Bikes: 2002 Mercian Vincitore, 1982 Mercian Colorado, 1976 Puch Royal X, 1973 Raleigh Competition, 1971 Gitane Tour de France and others

Originally Posted by shinnen
Hi mooney,
I really can't tell you much about the wheels. It's a vingate circa 1970s roadbike with 27 x 1.25 inches wheels. That's about it. I thought it would be fairly easy for members, who ride this bike (or facsimile) to chime in on what psi they find most comfortable; what they would not go below and what they would not go above. I weight about 170 lbs (I'm not sure what the bike weighs). Comfort is high on my agenda. I won't be going long distances, just tooling around the local area, no highways, my balance isn't what it was 50 years ago.
..... john
My quick and dirty suggestion - for '70s era bikes with 27 x 1 1/4-in tires, I assume the rims will be straight-walled and without hook beads.
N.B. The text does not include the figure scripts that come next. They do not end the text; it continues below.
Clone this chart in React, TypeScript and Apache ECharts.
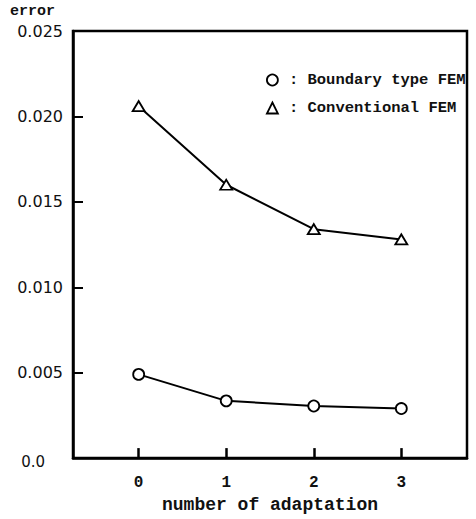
import React, { useEffect, useRef } from "react";
import * as echarts from "echarts";

const adaptations = [0, 1, 2, 3];
const boundaryFEM = [0.0049, 0.00335, 0.00305, 0.0029];
const conventionalFEM = [0.0206, 0.016, 0.0134, 0.0128];
const yTicks = [0, 0.005, 0.01, 0.015, 0.02, 0.025];
const legendNames = ["Boundary type FEM", "Conventional FEM"];

const MONO = "'Liberation Mono', 'DejaVu Sans Mono', monospace";

export default function App() {
  const ref = useRef<HTMLDivElement>(null);
  useEffect(() => {
    if (!ref.current) return;
    const chart = echarts.init(ref.current, null, { renderer: "svg" });
    const sym = {
      color: "#fff",
      borderColor: "#000",
      borderWidth: 1.8,
    };
    chart.setOption({
      animation: false,
      backgroundColor: "#fff",
      grid: {
        left: 73,
        right: 9,
        top: 31,
        bottom: 51,
        show: true,
        borderColor: "#000",
        borderWidth: 2.5,
        backgroundColor: "transparent",
      },
      legend: {
        orient: "vertical",
        left: 261,
        top: 67,
        itemWidth: 11,
        itemHeight: 11,
        itemGap: 12,
        data: [
          { name: legendNames[0], icon: "circle", itemStyle: sym },
          { name: legendNames[1], icon: "triangle", itemStyle: sym },
        ],
        formatter: (n: string) => ": " + n,
        textStyle: {
          fontFamily: MONO,
          fontSize: 15.5,
          fontWeight: "bold",
          color: "#111",
          padding: [0, 0, 0, 6],
        },
      },
      xAxis: {
        type: "value",
        min: -0.75,
        max: 3.75,
        name: "number of adaptation",
        nameLocation: "middle",
        nameGap: 35,
        nameTextStyle: {
          fontFamily: MONO,
          fontSize: 18,
          fontWeight: "bold",
          color: "#111",
        },
        axisLine: { show: true, onZero: false, lineStyle: { color: "#000", width: 2.5 } },
        axisTick: {
          show: true,
          inside: true,
          length: 10,
          customValues: adaptations,
          lineStyle: { color: "#000", width: 2.5 },
        },
        axisLabel: {
          customValues: adaptations,
          margin: 17,
          fontFamily: MONO,
          fontSize: 16,
          fontWeight: "bold",
          color: "#111",
        },
        splitLine: { show: false },
      },
      yAxis: {
        type: "value",
        min: 0,
        max: 0.025,
        interval: 0.005,
        name: "error",
        nameLocation: "end",
        nameGap: 12,
        nameTextStyle: {
          fontFamily: MONO,
          fontSize: 15,
          fontWeight: "bold",
          color: "#111",
          align: "right",
          padding: [0, 18, 0, 0],
        },
        axisLine: { show: true, onZero: false, lineStyle: { color: "#000", width: 2.5 } },
        axisTick: {
          show: true,
          inside: true,
          length: 10,
          lineStyle: { color: "#000", width: 2 },
        },
        axisLabel: {
          margin: 10,
          fontFamily: "'DejaVu Sans', sans-serif",
          fontSize: 16,
          color: "#111",
          formatter: (v: number) => {
            const i = yTicks.findIndex((t) => Math.abs(t - v) < 1e-9);
            if (i === 0) return "{z|0.0}";
            return yTicks[i] !== undefined ? yTicks[i].toFixed(3) : "";
          },
          rich: {
            z: {
              fontFamily: "'DejaVu Sans', sans-serif",
              fontSize: 15,
              color: "#111",
              padding: [8, 18, 0, 0],
            },
          },
        },
        splitLine: { show: false },
      },
      series: [
        {
          name: legendNames[0],
          type: "line",
          data: adaptations.map((x, i) => [x, boundaryFEM[i]]),
          symbol: "circle",
          symbolSize: 11,
          itemStyle: sym,
          lineStyle: { color: "#000", width: 2 },
          z: 3,
        },
        {
          name: legendNames[1],
          type: "line",
          data: adaptations.map((x, i) => [x, conventionalFEM[i]]),
          symbol: "triangle",
          symbolSize: [12, 10],
          itemStyle: sym,
          lineStyle: { color: "#000", width: 2 },
          z: 3,
        },
      ],
    });
    return () => chart.dispose();
  }, []);
  return <div ref={ref} style={{ width: 476, height: 519, position: "absolute", left: 0, top: 0 }} />;
}
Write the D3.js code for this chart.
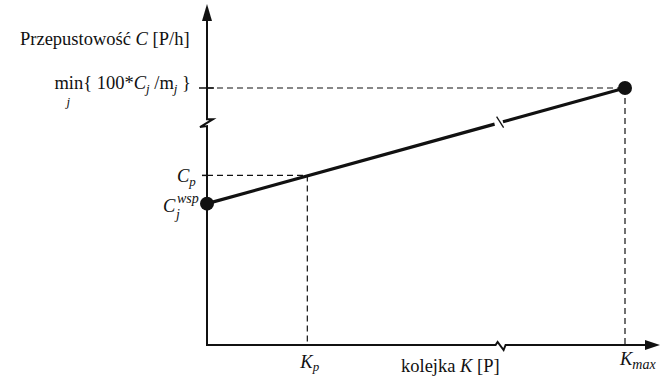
<!DOCTYPE html>
<html>
<head>
<meta charset="utf-8">
<script src="https://cdn.jsdelivr.net/npm/d3@7/dist/d3.min.js"></script>
<style>
  html, body { margin: 0; padding: 0; background: #fff; }
  svg text { font-family: "Liberation Serif", "DejaVu Serif", "Times New Roman", Times, serif; fill: #111; }
</style>
</head>
<body>
<svg id="chart" width="661" height="378"></svg>
<script>
// Throughput C as a function of queue length K (schematic, arbitrary units)
const queueK = [0, 100];          // K = 0 and K = K_max
const throughputC = [55, 100];    // C_j^wsp and min{100*C_j/m_j}
const kMarks = [24, 100];         // K_p, K_max
const cMarks = [66, 100];         // C_p, min{...}
const kBreak = 70;                // where the K axis and the line are broken
const cBreak = 87.5;              // where the C axis is broken

const svg = d3.select("#chart");
const x = d3.scaleLinear().domain([0, 100]).range([207, 625]);
const y = d3.scaleLinear().domain([0, 100]).range([345, 88]);
const x0 = x(0), y0 = y(0);
const ink = "#111";

// dashed guide lines
const dash = "6,4";
const guides = [
  [x0, y(cMarks[1]), x(kMarks[1]), y(cMarks[1])],
  [x(kMarks[1]), y(cMarks[1]), x(kMarks[1]), y0],
  [x0, y(cMarks[0]), x(kMarks[0]), y(cMarks[0])],
  [x(kMarks[0]), y(cMarks[0]), x(kMarks[0]), y0]
];
svg.selectAll("line.guide").data(guides).join("line")
  .attr("class", "guide")
  .attr("x1", d => d[0]).attr("y1", d => d[1])
  .attr("x2", d => d[2]).attr("y2", d => d[3])
  .attr("stroke", ink).attr("stroke-width", 1.2)
  .attr("stroke-dasharray", dash);

// axes with breaks
const yb = y(cBreak), xb = x(kBreak);
const axisPaths = [
  `M${x0},${y0 + 1}L${x0},${yb + 6}L${x0 - 7},${yb + 7}L${x0 + 6},${yb - 1}L${x0},${yb - 1}L${x0},18`,
  `M${x0 - 1},${y0}L${xb - 4},${y0}L${xb - 2},${y0 - 3}L${xb + 4},${y0 + 5}L${xb + 6},${y0}L648,${y0}`
];
svg.selectAll("path.axis").data(axisPaths).join("path")
  .attr("class", "axis").attr("d", d => d)
  .attr("fill", "none").attr("stroke", ink).attr("stroke-width", 2);

// arrow heads
svg.append("path").attr("d", `M${x0},4L${x0 + 5},21L${x0 - 5},21Z`).attr("fill", ink);
svg.append("path").attr("d", `M660,${y0}L645,${y0 - 5}L645,${y0 + 5}Z`).attr("fill", ink);

// ticks on the C axis
svg.append("line").attr("x1", x0 - 8).attr("x2", x0 + 7)
  .attr("y1", y(cMarks[1])).attr("y2", y(cMarks[1]))
  .attr("stroke", ink).attr("stroke-width", 1.5);
svg.append("line").attr("x1", x0 - 5).attr("x2", x0)
  .attr("y1", y(cMarks[0])).attr("y2", y(cMarks[0]))
  .attr("stroke", ink).attr("stroke-width", 1.5);

// throughput line, broken near K = kBreak
const cAt = k => throughputC[0] + (throughputC[1] - throughputC[0]) * (k - queueK[0]) / (queueK[1] - queueK[0]);
const segs = [
  [[queueK[0], throughputC[0]], [kBreak - 1.2, cAt(kBreak - 1.2)]],
  [[kBreak + 0.8, cAt(kBreak + 0.8)], [queueK[1], throughputC[1]]]
];
const line = d3.line().x(d => x(d[0])).y(d => y(d[1]));
svg.selectAll("path.seg").data(segs).join("path")
  .attr("class", "seg").attr("d", line)
  .attr("fill", "none").attr("stroke", ink).attr("stroke-width", 3.2);
svg.append("line")
  .attr("x1", x(kBreak) - 3).attr("y1", y(cAt(kBreak)) - 6)
  .attr("x2", x(kBreak) + 4).attr("y2", y(cAt(kBreak)) + 5)
  .attr("stroke", ink).attr("stroke-width", 1.3);

// end points
svg.selectAll("circle.pt").data(queueK.map((k, i) => [k, throughputC[i]])).join("circle")
  .attr("class", "pt")
  .attr("cx", d => x(d[0])).attr("cy", d => y(d[1]))
  .attr("r", 7).attr("fill", ink);

// labels
const fs = 18.5;
svg.append("text").attr("x", 20).attr("y", 45).attr("font-size", fs)
  .html('Przepustowość <tspan font-style="italic">C</tspan> [P/h]');

const minLab = svg.append("g");
const minText = minLab.append("text").attr("x", 191).attr("y", 89)
  .attr("font-size", fs).attr("text-anchor", "end")
  .html('min{ 100*<tspan font-style="italic">C</tspan><tspan font-style="italic" font-size="13" dy="4">j</tspan><tspan dy="-4"> /m</tspan><tspan font-style="italic" font-size="13" dy="4">j</tspan><tspan dy="-4"> }</tspan>');
// subscript j under "min"
const bb = minText.node().getBBox();
minLab.append("text").attr("x", bb.x + 12).attr("y", 106).attr("font-size", 13)
  .attr("font-style", "italic").text("j");

svg.append("text").attr("x", 177).attr("y", 182).attr("font-size", fs)
  .html('<tspan font-style="italic">C</tspan><tspan font-style="italic" font-size="13" dy="4">p</tspan>');

svg.append("text").attr("x", 163).attr("y", 212).attr("font-size", fs).attr("font-style", "italic").text("C");
svg.append("text").attr("x", 177).attr("y", 203).attr("font-size", 14).attr("font-style", "italic").text("wsp");
svg.append("text").attr("x", 176).attr("y", 219).attr("font-size", 14).attr("font-style", "italic").text("j");

svg.append("text").attr("x", x(kMarks[0]) - 7).attr("y", 368).attr("font-size", fs)
  .html('<tspan font-style="italic">K</tspan><tspan font-style="italic" font-size="13" dy="3">p</tspan>');
svg.append("text").attr("x", 401).attr("y", 372).attr("font-size", fs)
  .html('kolejka <tspan font-style="italic">K</tspan> [P]');
svg.append("text").attr("x", x(kMarks[1]) - 5).attr("y", 365).attr("font-size", fs)
  .html('<tspan font-style="italic">K</tspan><tspan font-style="italic" font-size="14" dy="4">max</tspan>');
</script>
</body>
</html>
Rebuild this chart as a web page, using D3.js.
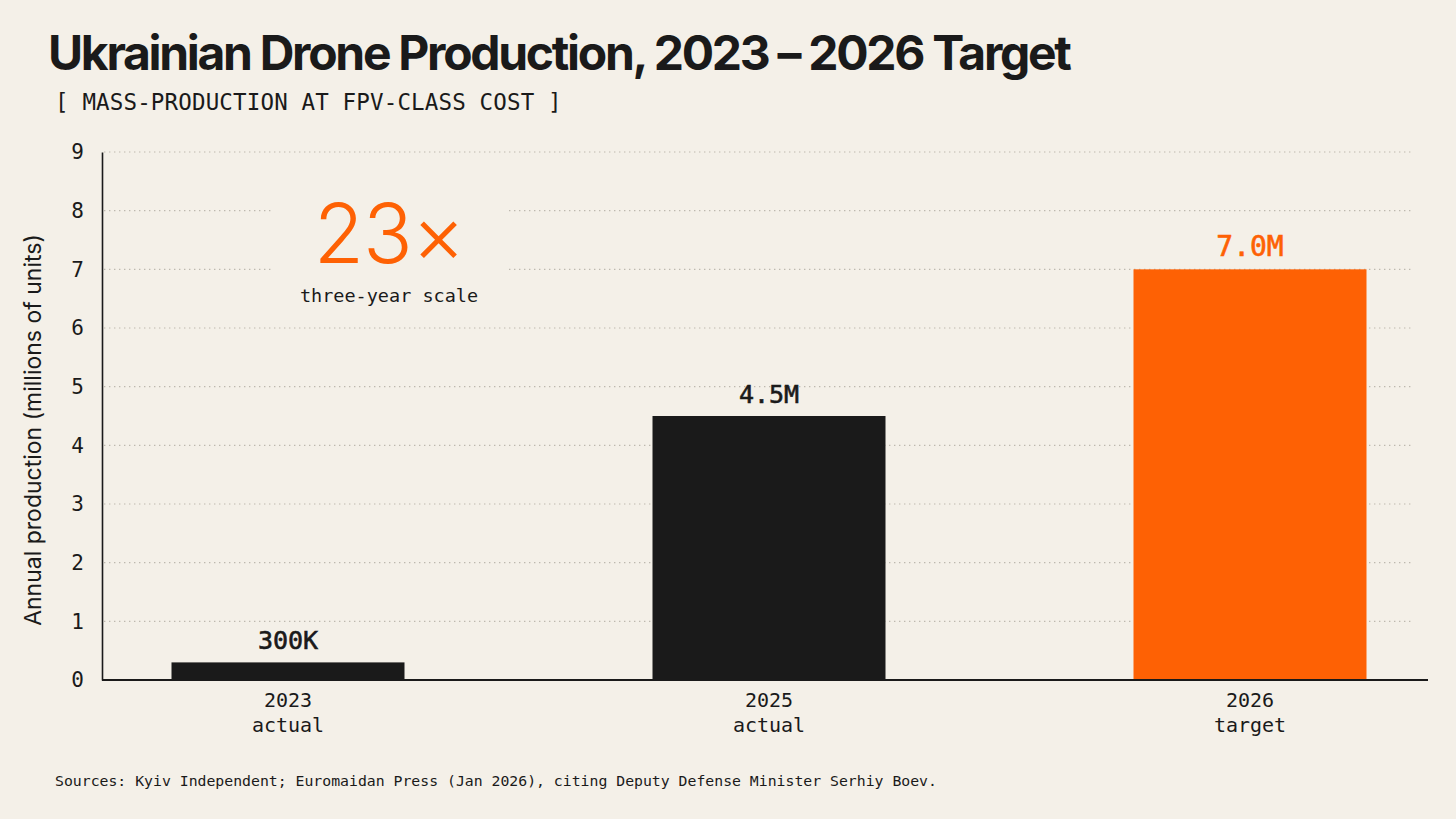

So you want wire-bead tires, not kevlar, and the old classical, canonical 70 lbs psi just seems to be a sweet spot. I rediscovered this during my first Clunker Challenge 100 in 2016, when I realized that riding the battered '75 Motobecane Grand Touring with cheap 27-in tires on basic old Weinmann rims wasn't any slower for me than riding much pricier, cooler bikes.

That said, I use this Berto-based calculator - but then wind up running both tires at the rear pressure, as I spend enough time standing on the bike pushing a 70-in fixed-gear that the lower pressure in front doesn't work for me.